Problem to solve: Transcribe the material verbatim in full; the pictures do not belong in the copy.

Data block:
— START —

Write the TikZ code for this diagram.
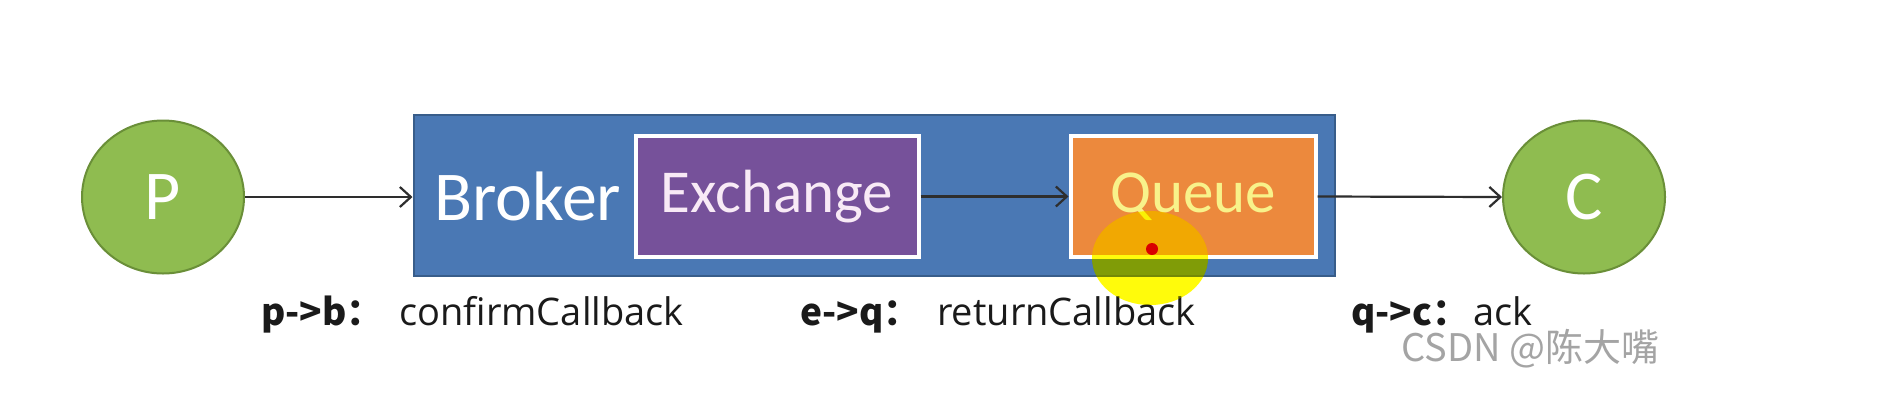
\documentclass[tikz,border=0pt]{standalone}
\usepackage{fontspec}
\setmainfont{Carlito}
\newfontfamily\cjk{Noto Sans CJK SC}
\newfontfamily\lab{Open Sans}
\usetikzlibrary{shapes.geometric,arrows.meta}
\definecolor{brokerblue}{HTML}{4A78B4}
\definecolor{brokeredge}{HTML}{385D8A}
\definecolor{greenfill}{HTML}{8FBC50}
\definecolor{greenedge}{HTML}{6A8F38}
\definecolor{purplefill}{HTML}{76519A}
\definecolor{orangefill}{HTML}{EC893D}
\definecolor{queuetext}{HTML}{F8F28A}
\definecolor{exchtext}{HTML}{F8EAF6}
\definecolor{arrowgray}{HTML}{2E2E2E}
\definecolor{labelgray}{HTML}{1A1A1A}
\definecolor{wmgray}{HTML}{A4A4A4}
\definecolor{spotyellow}{HTML}{FFFF10}
\begin{document}
\begin{tikzpicture}[x=1pt,y=-1pt,
  endpoint/.style={ellipse, fill=greenfill, draw=greenedge, line width=2pt,
    minimum width=162pt, minimum height=153pt, inner sep=0pt,
    text=white, font=\fontsize{70}{80}\selectfont},
  brokerbox/.style={rectangle, fill=brokerblue, draw=brokeredge, line width=2pt,
    minimum width=921pt, minimum height=161pt, inner sep=0pt},
  innerbox/.style={rectangle, draw=white, line width=4pt,
    minimum height=121pt, inner sep=0pt, font=\fontsize{61}{70}\selectfont},
  flow/.style={draw=arrowgray, line width=2.2pt,
    -{Straight Barb[length=11pt,width=20pt,line width=2.2pt]}},
  prefixlabel/.style={anchor=base west, inner sep=0pt, text=labelgray,
    font=\cjk\bfseries\fontsize{37}{44}\selectfont},
  cbtext/.style={anchor=base west, inner sep=0pt, text=labelgray,
    font=\lab\fontsize{38}{44}\selectfont}
]
\useasboundingbox (0,0) rectangle (1878,400);
\fill[white] (0,0) rectangle (1878,400);

\node[endpoint] (P) at (163,197) {P};
\node[brokerbox] (B) at (874,195) {};
\node[anchor=base west, inner sep=0pt, text=white,
      font=\fontsize{70}{80}\selectfont] (Btext) at (434,220) {Broker};
\node[innerbox, fill=purplefill, minimum width=283pt, text=exchtext] (E) at (777,196.5) {Exchange};
\node[innerbox, fill=orangefill, minimum width=245pt, text=queuetext] (Q) at (1193,196.5) {Queue};
\node[endpoint] (C) at (1584,197) {C};

\draw[flow] (P.east) -- (B.west |- P.east);
\draw[flow] (E.east) -- (Q.west);
\draw[flow] (Q.east) -- (C.west);

\node[prefixlabel] (l1a) at (261,325) {p->b：};
\node[cbtext] (l1b) at (399,325) {confirmCallback};
\node[prefixlabel] (l2a) at (800,325) {e->q：};
\node[cbtext] (l2b) at (937,325) {returnCallback};
\node[prefixlabel] (l3a) at (1351,325) {q->c：};
\node[cbtext] (l3b) at (1473,325) {ack};

\begin{scope}[blend mode=multiply]
  \fill[spotyellow] (1150,258) ellipse [x radius=58pt, y radius=47pt];
\end{scope}
\fill[yellow, opacity=0.3] (1150,258) ellipse [x radius=58pt, y radius=47pt];
\fill[red!85!black] (1152,249) circle [radius=6pt];

\node[anchor=base west, inner sep=0pt, text=wmgray,
      font=\cjk\fontsize{38}{44}\selectfont] (wm) at (1401,361) {CSDN @陈大嘴};
\end{tikzpicture}
\end{document}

— END —

Solved exercise:
Write the TikZ code for this diagram.
\documentclass[tikz,border=0pt]{standalone}
\usepackage{fontspec}
\setmainfont{Carlito}
\newfontfamily\cjk{Noto Sans CJK SC}
\newfontfamily\lab{Open Sans}
\usetikzlibrary{shapes.geometric,arrows.meta}
\definecolor{brokerblue}{HTML}{4A78B4}
\definecolor{brokeredge}{HTML}{385D8A}
\definecolor{greenfill}{HTML}{8FBC50}
\definecolor{greenedge}{HTML}{6A8F38}
\definecolor{purplefill}{HTML}{76519A}
\definecolor{orangefill}{HTML}{EC893D}
\definecolor{queuetext}{HTML}{F8F28A}
\definecolor{exchtext}{HTML}{F8EAF6}
\definecolor{arrowgray}{HTML}{2E2E2E}
\definecolor{labelgray}{HTML}{1A1A1A}
\definecolor{wmgray}{HTML}{A4A4A4}
\definecolor{spotyellow}{HTML}{FFFF10}
\begin{document}
\begin{tikzpicture}[x=1pt,y=-1pt,
  endpoint/.style={ellipse, fill=greenfill, draw=greenedge, line width=2pt,
    minimum width=162pt, minimum height=153pt, inner sep=0pt,
    text=white, font=\fontsize{70}{80}\selectfont},
  brokerbox/.style={rectangle, fill=brokerblue, draw=brokeredge, line width=2pt,
    minimum width=921pt, minimum height=161pt, inner sep=0pt},
  innerbox/.style={rectangle, draw=white, line width=4pt,
    minimum height=121pt, inner sep=0pt, font=\fontsize{61}{70}\selectfont},
  flow/.style={draw=arrowgray, line width=2.2pt,
    -{Straight Barb[length=11pt,width=20pt,line width=2.2pt]}},
  prefixlabel/.style={anchor=base west, inner sep=0pt, text=labelgray,
    font=\cjk\bfseries\fontsize{37}{44}\selectfont},
  cbtext/.style={anchor=base west, inner sep=0pt, text=labelgray,
    font=\lab\fontsize{38}{44}\selectfont}
]
\useasboundingbox (0,0) rectangle (1878,400);
\fill[white] (0,0) rectangle (1878,400);

\node[endpoint] (P) at (163,197) {P};
\node[brokerbox] (B) at (874,195) {};
\node[anchor=base west, inner sep=0pt, text=white,
      font=\fontsize{70}{80}\selectfont] (Btext) at (434,220) {Broker};
\node[innerbox, fill=purplefill, minimum width=283pt, text=exchtext] (E) at (777,196.5) {Exchange};
\node[innerbox, fill=orangefill, minimum width=245pt, text=queuetext] (Q) at (1193,196.5) {Queue};
\node[endpoint] (C) at (1584,197) {C};

\draw[flow] (P.east) -- (B.west |- P.east);
\draw[flow] (E.east) -- (Q.west);
\draw[flow] (Q.east) -- (C.west);

\node[prefixlabel] (l1a) at (261,325) {p->b：};
\node[cbtext] (l1b) at (399,325) {confirmCallback};
\node[prefixlabel] (l2a) at (800,325) {e->q：};
\node[cbtext] (l2b) at (937,325) {returnCallback};
\node[prefixlabel] (l3a) at (1351,325) {q->c：};
\node[cbtext] (l3b) at (1473,325) {ack};

\begin{scope}[blend mode=multiply]
  \fill[spotyellow] (1150,258) ellipse [x radius=58pt, y radius=47pt];
\end{scope}
\fill[yellow, opacity=0.3] (1150,258) ellipse [x radius=58pt, y radius=47pt];
\fill[red!85!black] (1152,249) circle [radius=6pt];

\node[anchor=base west, inner sep=0pt, text=wmgray,
      font=\cjk\fontsize{38}{44}\selectfont] (wm) at (1401,361) {CSDN @陈大嘴};
\end{tikzpicture}
\end{document}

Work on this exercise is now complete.